The new art history that emerged during the 1970s and 80s aimed to correct those shortcomings by focusing not on the formal concerns of individual artworks but on a more inclusive picture of the art making process, on the times and places where particular artworks were made, on the social and political and economic conditions that prevailed then and there, on the media arts that were then popular, and on the backgrounds and lifestyles and personal relationships of the artists who made them – that is, on the contexts in which the artworks were created and exhibited and collected. No longer confined to a timeless Olympian status, the artworks became embedded in the fabric of everyday culture, which was just where Pop Art had positioned them in the process of blurring distinctions between high and low art during the 1960s. And thus, at its best, did the new art history likewise democratize art and make it more accessible. What came to undermine its effectiveness in doing so, however, was the tendency to equate context with content, as if referencing a context – a family relationship, a course taken in art school, a love affair – wouldn’t  just inform the meaning of an artwork but could actually account for it. The quest for accessibility brought art making and artworks closer to our grasp, but it also risked reducing them, leaving us with no appreciation about how hard artists work in order to make art making look easy, and at the same time allowing art objects themselves to seem merely like ordinary, day-to-day things.

Their differences in emphasizing art making and/or the art world notwithstanding, neither Alex Katz nor Eric Fischl possesses a reductive vision of his enterprise. Katz no more engages in solving academic formal problems than Fischl glosses his figures’ psychic identities.

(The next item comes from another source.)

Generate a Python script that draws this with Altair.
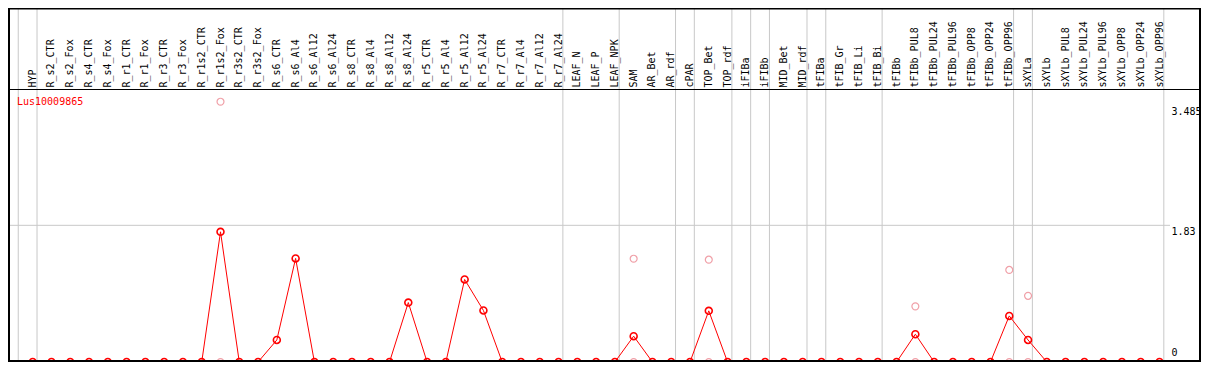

On the contrary, the evidence of their respective narratives suggests that each artist conceives of art as capacious and embracing, its practice bountiful in yielding objects that are unique in being identified with meaning. Which makes me think that our concerns about the inadequacies of modernism and postmodernism, about the discourse then and the discourse now, may perhaps say more about those of us who wield the quills than those of us who wield the brushes, more about ourselves than about the artists who make the art in which we currently find insight and delectation – makes me think maybe we should attend a little more closely to their visual and verbal voices when we write their current history.          

3 comments:

Martin Mugar said...

Thanks Carl for delving into the work of these two artists. Hearing about Fischl brought back memories of the 80's when the New Expressionism lashed out at formalism and minimalism.I was teaching at UNC-Greensboro through that decade and the department was anxious to relate to that movement by bringing down artists such as Robert Longo to talk and exhibit.
That agonic battle between the purists and the expressionists that the press( those with the quills to borrow your felicitous adjective)loved to write about may not have been shared by the artists who were used by the art writers and curators to make points.I guess that is your point.But for the person looking at what was going on in New York from the outside in at that time the categories of modern and post modern were essential to getting a handle of what was going on.In the end the artist has no control over that dialectic and whether they like it or not they get tagged by the dialogue.In fact Fischl makes more sense and has more heft seen as part of that dialectic than purely on his own artistic merits.

Carl Belz said...

Thanks for the comment, Martin. Yes, what art writers and curators have had to say about art-making during the post-minimal decades starting in the 70s is very much a concern in my essay. I was hoping to maybe nudge the discourse toward an acknowledgment of the kind of stake artists have in their job of work. I've grown weary of the facile dismissal of artistic intent, likewise the assumption that exhibitions are more about their curators than the artworks they comprise.

Martin Mugar said...

Carl,
I remember a discussion I had with Don Lent,former head of the art department at Bates College and yale MFA from the early 60's.He talked about being intrigued by Cubism as a grad student and his interest in exploring the language of cubism in his art.HIs classmates were already plugging into the big issues of the day trying to find a spot on the band wagon and were not going to be sidetracked by something as passe as cubism.